The abuse continued up to “simulated” sexual activity.

The judge said that most of the sexual activity took place in a cabin he used and people working with him, who had seen what he was doing, tried to stop him developing the relationship.

Yates, who was 36 at the time it started, had persuaded her that he loved her.

The judge, who had a letter from Yate’s wife expressing her support for him, added: “You stand now totally humiliated – and you are described by a number of people as a good family man and exceptional father who has done everything you can to support your sons.”

Rebecca Wade, prosecuting, told the court that, besides the cabin, the orangery at Witley Court was also used to abuse the girl and the sexual activity happened several times a week.

Miss Wade added that the victim finally reported the abuse to police after reading in a newspaper that Yates had been given a suspended jail sentence for downloading indecent photographs of children.

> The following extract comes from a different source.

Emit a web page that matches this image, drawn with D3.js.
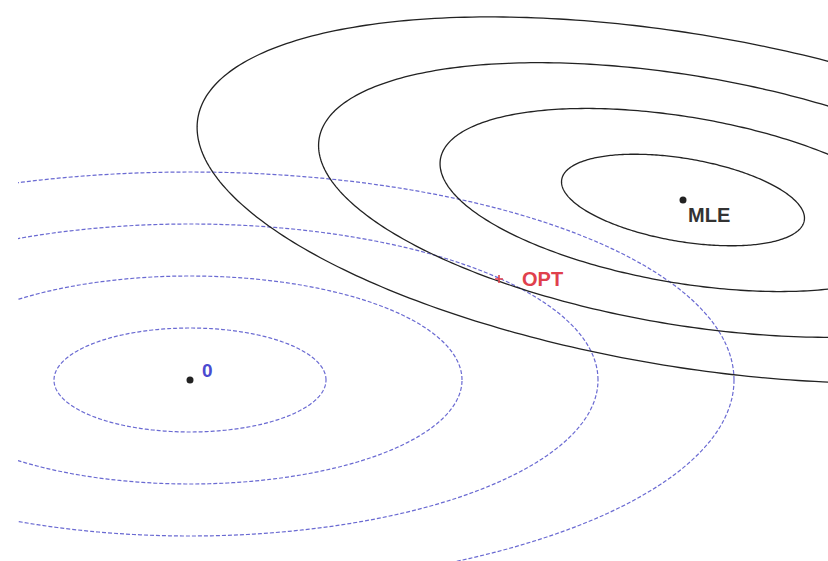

It was then that she realised Yates, who she had regarded as her boyfriend, had not loved her all those years before and that the relationship had been “more deviant”.

Miss Wade said that, in her victim statement, the girl said she felt Yates stole her childhood and she felt “sick and dirty”.

Abigail Nixon, defending, said there was no suggestion that the photographs Yates took of the girl were distributed to others.

She added that people who knew Yates spoke of him as “honest, hard-working, reliable and gentle” and his wife would struggle without him.

During the trial, the court head that, when the girl was 15, Yates told her his wife was pregnant.

She told an adult what had been happening and Yates quit his job and left but no further complaint was made at that stage.